» **Task statement**: Take the material below and extract the lines from the one with "Recreate this image" through the one with "bottom += v", word for word, without pictures.

» **Listed entries**:
* Begin *

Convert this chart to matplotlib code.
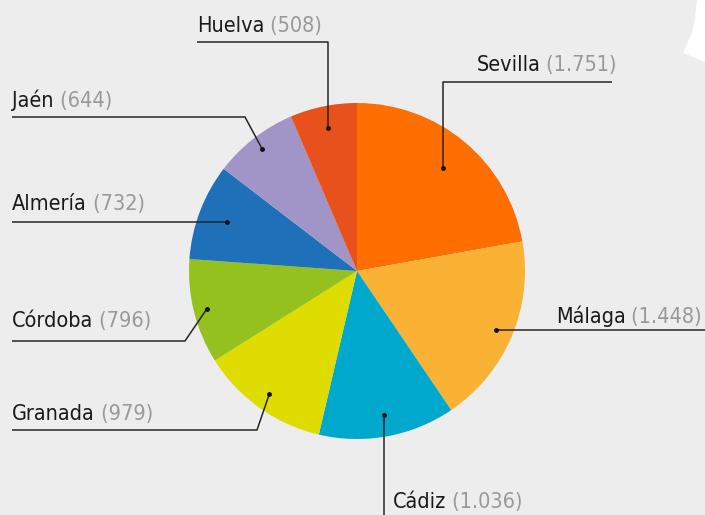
import numpy as np
import matplotlib
matplotlib.use("Agg")
import matplotlib.pyplot as plt
from matplotlib.patches import Polygon

provinces = ['Sevilla', 'Málaga', 'Cádiz', 'Granada', 'Córdoba', 'Almería', 'Jaén', 'Huelva']
values = [1751, 1448, 1036, 979, 796, 732, 644, 508]
colors = ['#FF6E00', '#F9B233', '#00A9CC', '#DEDC00', '#95C11F', '#1E70B8', '#A095C6', '#E8501C']

plt.rcParams['font.family'] = ['DejaVu Sans']
plt.rcParams['font.stretch'] = 'condensed'

W, H = 705, 515
fig = plt.figure(figsize=(W / 100, H / 100), dpi=100, facecolor='#EDEDED')
ax = fig.add_axes([0, 0, 1, 1])

# pie in pixel coords (y axis inverted -> counterclock=True draws clockwise on screen)
cx, cy, r = 357, 271, 168
wedges, _ = ax.pie(values, colors=colors, center=(cx, cy), radius=r,
                   startangle=-90, counterclock=True, frame=True,
                   wedgeprops=dict(linewidth=0))
ax.set_xlim(0, W)
ax.set_ylim(H, 0)
ax.set_aspect('equal')
ax.axis('off')

# white decoration top right
ax.add_patch(Polygon([(697, 0), (705, 0), (705, 62), (683, 53), (692, 33), (695, 18)],
                     closed=True, facecolor='white', edgecolor='none', zorder=1))

# leader layout: radial fraction of dot, elbow points, label anchor (x, baseline, align)
dot_frac = [0.80, 0.90, 0.87, 0.90, 0.92, 0.83, 0.92, 0.87]
routes = {
    'Sevilla': (['vx', (612, 82)], (617, 71, 'right')),
    'Málaga':  (['hy', (705, None)], (702, 323, 'right')),
    'Cádiz':   (['vx', (None, 515)], (393, 508, 'left')),
    'Granada': ([(257, 430), (12, 430)], (12, 420, 'left')),
    'Córdoba': ([(185, 341), (12, 341)], (12, 327, 'left')),
    'Almería': (['hy', (12, None)], (12, 210, 'left')),
    'Jaén':    ([(245, 117), (12, 117)], (12, 107, 'left')),
    'Huelva':  (['vx', (197, 42)], (197, 32, 'left')),
}

fs = 15.5
total = sum(values)
start = 0.0
for name, v, w, f in zip(provinces, values, wedges, dot_frac):
    mid = np.deg2rad(start + v / total * 180)
    start += v / total * 360
    dx = cx + f * r * np.sin(mid)
    dy = cy - f * r * np.cos(mid)
    pts, (tx, ty, al) = routes[name]
    xs, ys = [dx], [dy]
    if pts[0] == 'vx':
        end = pts[1]
        ey = end[1]
        xs.append(dx); ys.append(ey)
        if end[0] is not None:
            xs.append(end[0]); ys.append(ey)
    elif pts[0] == 'hy':
        xs.append(pts[1][0]); ys.append(dy)
    else:
        for px, py in pts:
            xs.append(px); ys.append(py)
    ax.plot(xs, ys, color='#262626', lw=1.1, zorder=3, solid_capstyle='butt')
    ax.plot([dx], [dy], 'o', color='#111111', ms=2.5, zorder=4)
    val = ' (%s)' % format(v, ',').replace(',', '.')
    if al == 'left':
        t1 = ax.text(tx, ty, name, fontsize=fs, color='#1a1a1a', ha='left', va='baseline', zorder=5)
        ax.annotate(val, xy=(1, 0), xycoords=t1,
                    fontsize=fs, color='#999999', ha='left', va='bottom', zorder=5)
    else:
        t2 = ax.text(tx, ty, val, fontsize=fs, color='#999999', ha='right', va='baseline', zorder=5)
        ax.annotate(name, xy=(0, 0), xycoords=t2,
                    fontsize=fs, color='#1a1a1a', ha='right', va='bottom', zorder=5)

fig.savefig('out.png', dpi=100, facecolor=fig.get_facecolor())
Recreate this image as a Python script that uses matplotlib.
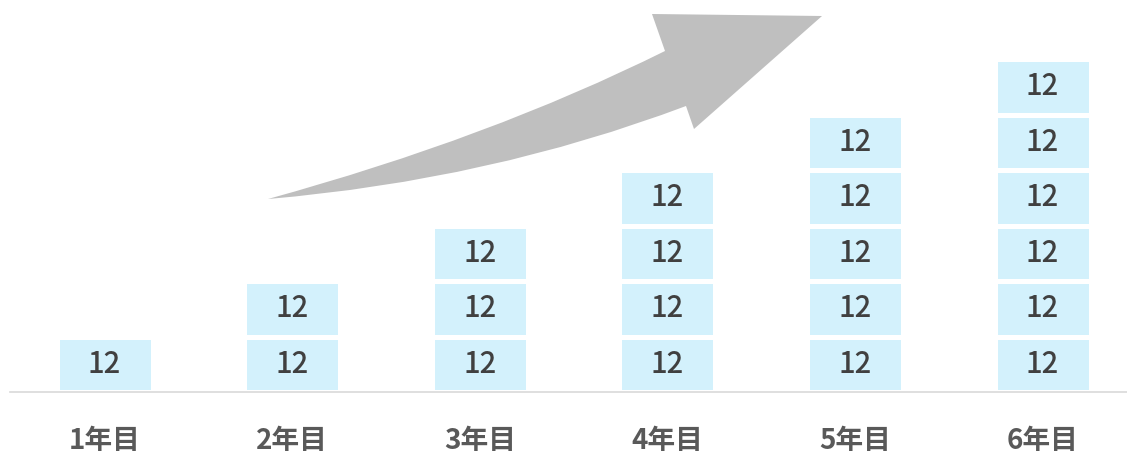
import matplotlib
matplotlib.use('Agg')
import matplotlib.pyplot as plt
from matplotlib.path import Path
from matplotlib.patches import PathPatch
import numpy as np

plt.rcParams['font.family'] = ['Noto Sans CJK JP', 'DejaVu Sans']

# 年ごとの積み上げ（各ブロック 12）
years = ['1年目', '2年目', '3年目', '4年目', '5年目', '6年目']
stacks = [
    [12],
    [12, 12],
    [12, 12, 12],
    [12, 12, 12, 12],
    [12, 12, 12, 12, 12],
    [12, 12, 12, 12, 12, 12],
]

W, H = 1127, 455
fig = plt.figure(figsize=(W / 100, H / 100), dpi=100)
ax = fig.add_axes([10 / W, 1 - 392 / H, 1 - 10 / W, 392 / H])

bar_color = '#D3F1FC'
x = np.arange(len(years))
for i, segs in enumerate(stacks):
    bottom = 0
    for v in segs:
        ax.bar(x[i], v, bottom=bottom, width=0.512, color=bar_color,
               edgecolor='white', linewidth=3.6)
        ax.text(x[i], bottom + v / 2, f'{v}', ha='center', va='center',
                fontsize=21, fontweight='medium', color='#404040')
        bottom += v

# x軸の範囲・目盛り
ax.set_xlim(-0.504, 5.45)
ax.set_ylim(0, 84.76)
ax.set_xticks(x)
ax.set_xticklabels(years, fontsize=20, fontweight='bold', color='#595959')
ax.tick_params(axis='x', length=0, pad=25)
ax.set_yticks([])
for s in ['top', 'left', 'right']:
    ax.spines[s].set_visible(False)
ax.spines['bottom'].set_color('#D9D9D9')
ax.spines['bottom'].set_linewidth(1.2)

# 右上がりの矢印（装飾）
def px(p):
    return (p[0] / W, 1 - p[1] / H)

pts = [(268, 199), (490, 138), (665, 51), (652, 14), (822, 16),
       (694, 129), (686, 106), (490, 180), (268, 199), (268, 199)]
codes = [Path.MOVETO, Path.CURVE3, Path.CURVE3, Path.LINETO, Path.LINETO,
         Path.LINETO, Path.LINETO, Path.CURVE3, Path.CURVE3, Path.CLOSEPOLY]
arrow = PathPatch(Path([px(p) for p in pts], codes), transform=fig.transFigure,
                  facecolor='#BFBFBF', edgecolor='none')
fig.patches.append(arrow)

fig.savefig('out.png', dpi=100, facecolor='white')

* End *

» **Exercise response**:
Recreate this image as a Python script that uses matplotlib.
import matplotlib
matplotlib.use('Agg')
import matplotlib.pyplot as plt
from matplotlib.path import Path
from matplotlib.patches import PathPatch
import numpy as np

plt.rcParams['font.family'] = ['Noto Sans CJK JP', 'DejaVu Sans']

# 年ごとの積み上げ（各ブロック 12）
years = ['1年目', '2年目', '3年目', '4年目', '5年目', '6年目']
stacks = [
    [12],
    [12, 12],
    [12, 12, 12],
    [12, 12, 12, 12],
    [12, 12, 12, 12, 12],
    [12, 12, 12, 12, 12, 12],
]

W, H = 1127, 455
fig = plt.figure(figsize=(W / 100, H / 100), dpi=100)
ax = fig.add_axes([10 / W, 1 - 392 / H, 1 - 10 / W, 392 / H])

bar_color = '#D3F1FC'
x = np.arange(len(years))
for i, segs in enumerate(stacks):
    bottom = 0
    for v in segs:
        ax.bar(x[i], v, bottom=bottom, width=0.512, color=bar_color,
               edgecolor='white', linewidth=3.6)
        ax.text(x[i], bottom + v / 2, f'{v}', ha='center', va='center',
                fontsize=21, fontweight='medium', color='#404040')
        bottom += v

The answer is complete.